> [WHAT YOU SHOULD DO] Only a number is expected: how many lines in the data below contain the word "standalone".

[Rows from a dataset of charts and code]

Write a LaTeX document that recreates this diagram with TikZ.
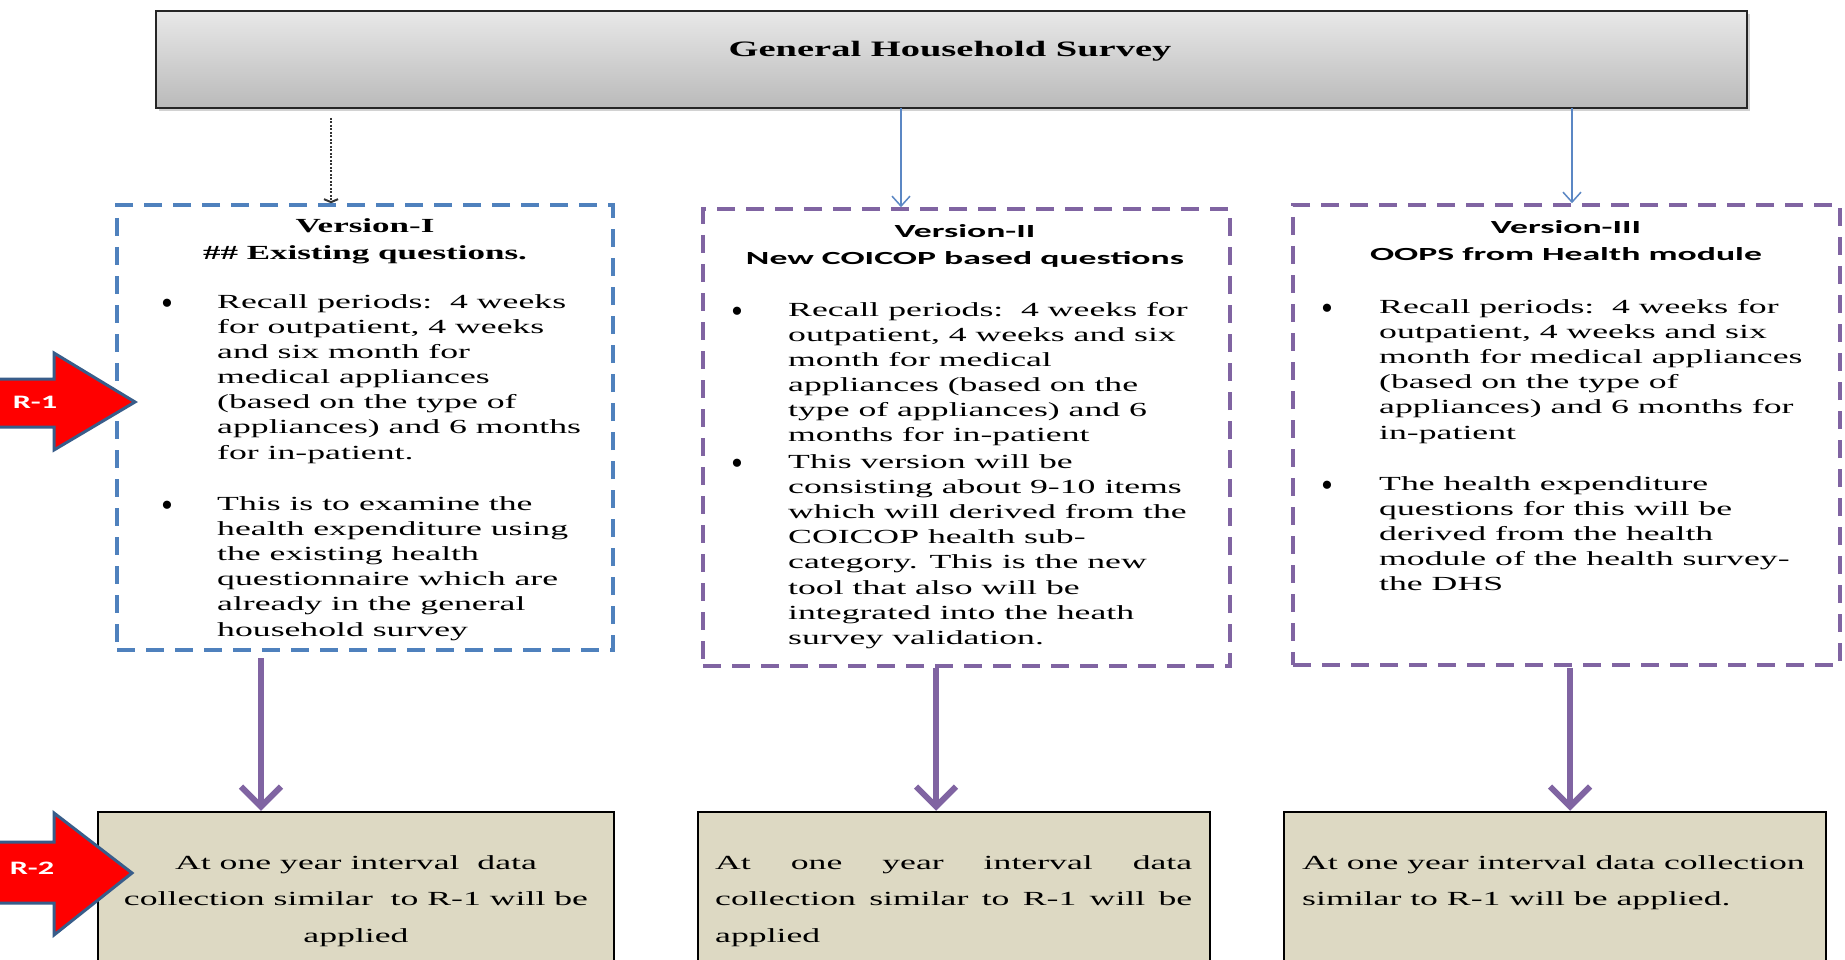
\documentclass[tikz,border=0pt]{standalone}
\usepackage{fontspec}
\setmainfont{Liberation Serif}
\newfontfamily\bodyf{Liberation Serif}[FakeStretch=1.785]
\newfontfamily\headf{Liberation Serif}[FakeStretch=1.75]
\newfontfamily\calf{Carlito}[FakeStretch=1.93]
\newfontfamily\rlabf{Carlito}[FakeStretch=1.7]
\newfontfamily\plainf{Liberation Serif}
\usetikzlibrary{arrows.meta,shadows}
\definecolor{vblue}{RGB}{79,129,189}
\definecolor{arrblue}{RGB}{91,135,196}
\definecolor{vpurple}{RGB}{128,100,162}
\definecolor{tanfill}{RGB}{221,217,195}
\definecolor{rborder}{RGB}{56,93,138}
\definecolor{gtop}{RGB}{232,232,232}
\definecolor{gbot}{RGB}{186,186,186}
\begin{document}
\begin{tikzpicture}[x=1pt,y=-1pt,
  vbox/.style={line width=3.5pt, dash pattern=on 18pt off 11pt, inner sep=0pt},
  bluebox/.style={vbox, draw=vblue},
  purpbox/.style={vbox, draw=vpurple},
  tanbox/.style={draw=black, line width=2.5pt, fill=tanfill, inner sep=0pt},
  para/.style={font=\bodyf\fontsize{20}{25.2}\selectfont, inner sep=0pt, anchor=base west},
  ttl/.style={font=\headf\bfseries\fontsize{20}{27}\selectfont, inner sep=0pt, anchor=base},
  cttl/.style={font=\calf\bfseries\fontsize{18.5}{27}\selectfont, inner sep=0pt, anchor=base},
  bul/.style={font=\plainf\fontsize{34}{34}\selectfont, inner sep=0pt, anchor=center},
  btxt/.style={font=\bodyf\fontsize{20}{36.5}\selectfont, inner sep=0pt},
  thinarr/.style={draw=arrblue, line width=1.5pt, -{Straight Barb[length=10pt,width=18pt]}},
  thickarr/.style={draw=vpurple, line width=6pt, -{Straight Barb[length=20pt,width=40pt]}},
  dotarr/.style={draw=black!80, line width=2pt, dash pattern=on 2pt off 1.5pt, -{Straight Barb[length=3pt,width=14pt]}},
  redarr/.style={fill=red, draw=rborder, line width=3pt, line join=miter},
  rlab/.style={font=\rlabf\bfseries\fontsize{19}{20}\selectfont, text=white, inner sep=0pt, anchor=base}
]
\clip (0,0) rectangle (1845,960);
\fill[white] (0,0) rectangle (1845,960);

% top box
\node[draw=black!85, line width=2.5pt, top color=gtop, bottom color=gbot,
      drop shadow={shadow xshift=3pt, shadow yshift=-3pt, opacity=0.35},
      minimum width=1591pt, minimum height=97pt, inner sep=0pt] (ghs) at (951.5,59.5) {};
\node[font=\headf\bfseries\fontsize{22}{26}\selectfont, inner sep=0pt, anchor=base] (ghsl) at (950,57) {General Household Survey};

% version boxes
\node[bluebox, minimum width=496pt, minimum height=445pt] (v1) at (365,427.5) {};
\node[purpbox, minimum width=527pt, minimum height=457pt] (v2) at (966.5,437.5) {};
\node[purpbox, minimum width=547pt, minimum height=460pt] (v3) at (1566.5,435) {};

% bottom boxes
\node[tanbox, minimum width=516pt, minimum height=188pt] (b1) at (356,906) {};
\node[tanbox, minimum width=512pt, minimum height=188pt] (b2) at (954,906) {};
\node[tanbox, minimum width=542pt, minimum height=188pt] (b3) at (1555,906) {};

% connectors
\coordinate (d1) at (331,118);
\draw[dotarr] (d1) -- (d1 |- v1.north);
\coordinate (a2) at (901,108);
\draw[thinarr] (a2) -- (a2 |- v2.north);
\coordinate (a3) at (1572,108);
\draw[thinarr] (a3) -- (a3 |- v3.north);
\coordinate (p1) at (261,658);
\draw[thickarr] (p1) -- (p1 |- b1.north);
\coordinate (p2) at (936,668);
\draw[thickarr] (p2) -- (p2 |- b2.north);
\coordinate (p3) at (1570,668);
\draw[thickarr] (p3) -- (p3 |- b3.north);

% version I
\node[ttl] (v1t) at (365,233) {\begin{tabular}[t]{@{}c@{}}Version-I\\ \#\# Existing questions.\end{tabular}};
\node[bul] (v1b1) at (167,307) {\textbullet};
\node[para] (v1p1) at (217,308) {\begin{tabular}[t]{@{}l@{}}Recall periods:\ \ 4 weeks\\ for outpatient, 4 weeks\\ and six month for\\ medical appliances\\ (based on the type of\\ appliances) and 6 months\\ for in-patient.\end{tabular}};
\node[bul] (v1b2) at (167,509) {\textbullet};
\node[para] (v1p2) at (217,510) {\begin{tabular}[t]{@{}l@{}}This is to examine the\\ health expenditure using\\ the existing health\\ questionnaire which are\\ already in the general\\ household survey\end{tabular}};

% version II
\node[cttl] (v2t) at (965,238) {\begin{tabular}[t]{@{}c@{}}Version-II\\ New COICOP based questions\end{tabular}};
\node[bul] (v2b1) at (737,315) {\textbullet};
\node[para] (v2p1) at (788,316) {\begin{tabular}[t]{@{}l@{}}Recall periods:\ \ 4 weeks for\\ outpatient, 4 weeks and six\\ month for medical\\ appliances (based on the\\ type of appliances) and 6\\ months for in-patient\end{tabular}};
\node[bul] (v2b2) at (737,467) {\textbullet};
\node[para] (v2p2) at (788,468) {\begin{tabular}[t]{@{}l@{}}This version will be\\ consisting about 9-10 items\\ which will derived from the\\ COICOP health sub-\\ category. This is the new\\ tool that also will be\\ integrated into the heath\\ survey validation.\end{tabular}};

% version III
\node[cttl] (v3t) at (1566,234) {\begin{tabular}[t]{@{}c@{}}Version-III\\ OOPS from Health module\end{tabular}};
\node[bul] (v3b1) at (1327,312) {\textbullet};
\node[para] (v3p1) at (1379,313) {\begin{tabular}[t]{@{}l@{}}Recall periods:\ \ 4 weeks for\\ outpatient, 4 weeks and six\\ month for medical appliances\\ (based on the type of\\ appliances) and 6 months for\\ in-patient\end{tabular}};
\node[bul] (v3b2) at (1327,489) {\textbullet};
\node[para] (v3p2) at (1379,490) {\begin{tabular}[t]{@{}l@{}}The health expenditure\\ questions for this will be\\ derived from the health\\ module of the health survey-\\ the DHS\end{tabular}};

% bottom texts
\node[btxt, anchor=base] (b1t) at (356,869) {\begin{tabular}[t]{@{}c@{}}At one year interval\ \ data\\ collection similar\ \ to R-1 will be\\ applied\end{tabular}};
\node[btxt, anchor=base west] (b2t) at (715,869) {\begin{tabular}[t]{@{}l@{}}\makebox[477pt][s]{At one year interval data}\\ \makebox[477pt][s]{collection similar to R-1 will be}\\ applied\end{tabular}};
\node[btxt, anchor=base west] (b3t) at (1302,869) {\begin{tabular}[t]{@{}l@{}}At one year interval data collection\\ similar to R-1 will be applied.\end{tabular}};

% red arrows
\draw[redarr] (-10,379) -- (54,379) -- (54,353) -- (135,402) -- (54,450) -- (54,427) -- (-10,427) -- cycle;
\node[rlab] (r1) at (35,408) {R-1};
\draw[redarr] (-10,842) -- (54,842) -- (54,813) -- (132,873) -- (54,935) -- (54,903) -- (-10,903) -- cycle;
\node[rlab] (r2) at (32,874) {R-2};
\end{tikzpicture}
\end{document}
...
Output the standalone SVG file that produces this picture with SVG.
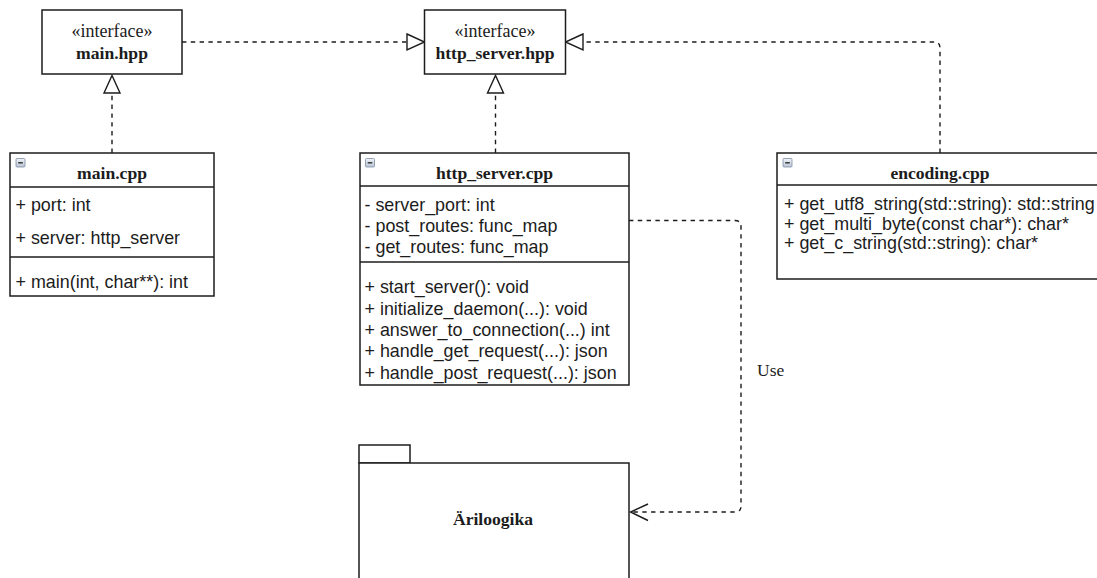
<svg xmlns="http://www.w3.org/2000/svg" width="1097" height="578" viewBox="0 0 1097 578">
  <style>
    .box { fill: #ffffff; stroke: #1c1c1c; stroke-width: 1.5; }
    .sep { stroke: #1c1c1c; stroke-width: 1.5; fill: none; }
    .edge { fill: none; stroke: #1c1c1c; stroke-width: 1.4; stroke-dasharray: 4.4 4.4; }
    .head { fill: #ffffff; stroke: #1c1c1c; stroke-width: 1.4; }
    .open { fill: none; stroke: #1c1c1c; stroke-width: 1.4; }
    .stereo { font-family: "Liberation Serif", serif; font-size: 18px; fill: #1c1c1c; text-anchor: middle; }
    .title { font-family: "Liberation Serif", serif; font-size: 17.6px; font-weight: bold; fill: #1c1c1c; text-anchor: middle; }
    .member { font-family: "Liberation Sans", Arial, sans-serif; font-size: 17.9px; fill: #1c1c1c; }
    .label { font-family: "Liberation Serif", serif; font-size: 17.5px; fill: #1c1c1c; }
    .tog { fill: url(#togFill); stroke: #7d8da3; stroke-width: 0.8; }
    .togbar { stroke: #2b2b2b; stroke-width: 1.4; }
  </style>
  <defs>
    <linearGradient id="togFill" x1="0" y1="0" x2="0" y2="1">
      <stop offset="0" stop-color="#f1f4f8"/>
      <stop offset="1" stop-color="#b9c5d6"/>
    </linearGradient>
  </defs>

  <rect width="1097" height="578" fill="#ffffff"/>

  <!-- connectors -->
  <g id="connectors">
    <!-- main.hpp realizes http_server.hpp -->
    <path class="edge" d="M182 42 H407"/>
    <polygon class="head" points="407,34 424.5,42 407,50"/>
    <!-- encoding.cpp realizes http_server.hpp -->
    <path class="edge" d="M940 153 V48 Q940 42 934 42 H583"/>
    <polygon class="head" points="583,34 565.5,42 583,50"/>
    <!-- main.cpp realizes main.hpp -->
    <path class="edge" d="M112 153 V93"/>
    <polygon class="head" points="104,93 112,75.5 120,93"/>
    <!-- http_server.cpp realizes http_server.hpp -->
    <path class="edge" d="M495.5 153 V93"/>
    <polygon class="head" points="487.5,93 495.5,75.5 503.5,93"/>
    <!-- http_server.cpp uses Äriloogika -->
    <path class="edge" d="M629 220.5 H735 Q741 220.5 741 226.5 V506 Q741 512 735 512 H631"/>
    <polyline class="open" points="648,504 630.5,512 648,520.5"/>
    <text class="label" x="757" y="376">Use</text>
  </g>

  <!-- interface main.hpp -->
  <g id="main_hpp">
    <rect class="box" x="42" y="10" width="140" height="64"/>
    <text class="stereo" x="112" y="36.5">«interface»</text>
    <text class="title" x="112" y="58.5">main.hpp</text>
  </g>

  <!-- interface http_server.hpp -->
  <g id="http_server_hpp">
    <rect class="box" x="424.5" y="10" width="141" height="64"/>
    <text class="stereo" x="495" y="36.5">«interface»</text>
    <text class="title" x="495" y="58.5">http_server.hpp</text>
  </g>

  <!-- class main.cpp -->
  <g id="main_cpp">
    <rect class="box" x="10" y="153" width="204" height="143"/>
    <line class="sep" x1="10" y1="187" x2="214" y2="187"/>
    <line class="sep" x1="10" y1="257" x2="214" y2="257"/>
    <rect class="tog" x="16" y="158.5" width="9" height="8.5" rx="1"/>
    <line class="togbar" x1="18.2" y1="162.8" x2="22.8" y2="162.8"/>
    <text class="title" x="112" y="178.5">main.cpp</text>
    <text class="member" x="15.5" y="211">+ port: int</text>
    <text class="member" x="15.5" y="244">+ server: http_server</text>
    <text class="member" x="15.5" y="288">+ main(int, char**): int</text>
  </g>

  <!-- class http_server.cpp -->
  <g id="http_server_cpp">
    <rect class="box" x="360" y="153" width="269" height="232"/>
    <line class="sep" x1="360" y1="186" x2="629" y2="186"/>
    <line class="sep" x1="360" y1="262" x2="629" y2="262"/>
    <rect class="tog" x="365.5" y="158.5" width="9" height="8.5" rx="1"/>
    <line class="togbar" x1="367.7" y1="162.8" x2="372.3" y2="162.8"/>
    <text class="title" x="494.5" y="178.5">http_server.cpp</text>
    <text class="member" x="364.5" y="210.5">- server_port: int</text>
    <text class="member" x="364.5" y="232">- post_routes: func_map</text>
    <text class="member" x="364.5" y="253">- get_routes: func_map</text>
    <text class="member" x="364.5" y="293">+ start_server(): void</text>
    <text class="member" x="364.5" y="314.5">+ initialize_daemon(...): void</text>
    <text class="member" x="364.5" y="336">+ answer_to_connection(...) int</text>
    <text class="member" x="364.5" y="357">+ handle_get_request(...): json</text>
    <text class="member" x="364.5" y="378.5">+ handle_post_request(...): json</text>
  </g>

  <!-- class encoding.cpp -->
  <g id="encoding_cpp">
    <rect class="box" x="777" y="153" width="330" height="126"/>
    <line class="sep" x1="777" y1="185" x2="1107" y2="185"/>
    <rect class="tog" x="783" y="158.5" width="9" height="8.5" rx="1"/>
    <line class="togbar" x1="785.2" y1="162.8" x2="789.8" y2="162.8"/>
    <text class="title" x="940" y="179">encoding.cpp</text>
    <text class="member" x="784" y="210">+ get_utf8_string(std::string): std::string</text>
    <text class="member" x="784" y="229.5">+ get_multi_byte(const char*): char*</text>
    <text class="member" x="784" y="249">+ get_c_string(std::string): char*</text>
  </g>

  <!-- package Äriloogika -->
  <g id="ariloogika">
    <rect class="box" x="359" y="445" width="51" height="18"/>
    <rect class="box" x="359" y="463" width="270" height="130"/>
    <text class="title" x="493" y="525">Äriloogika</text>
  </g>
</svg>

> [PROBLEM SOLUTION] 2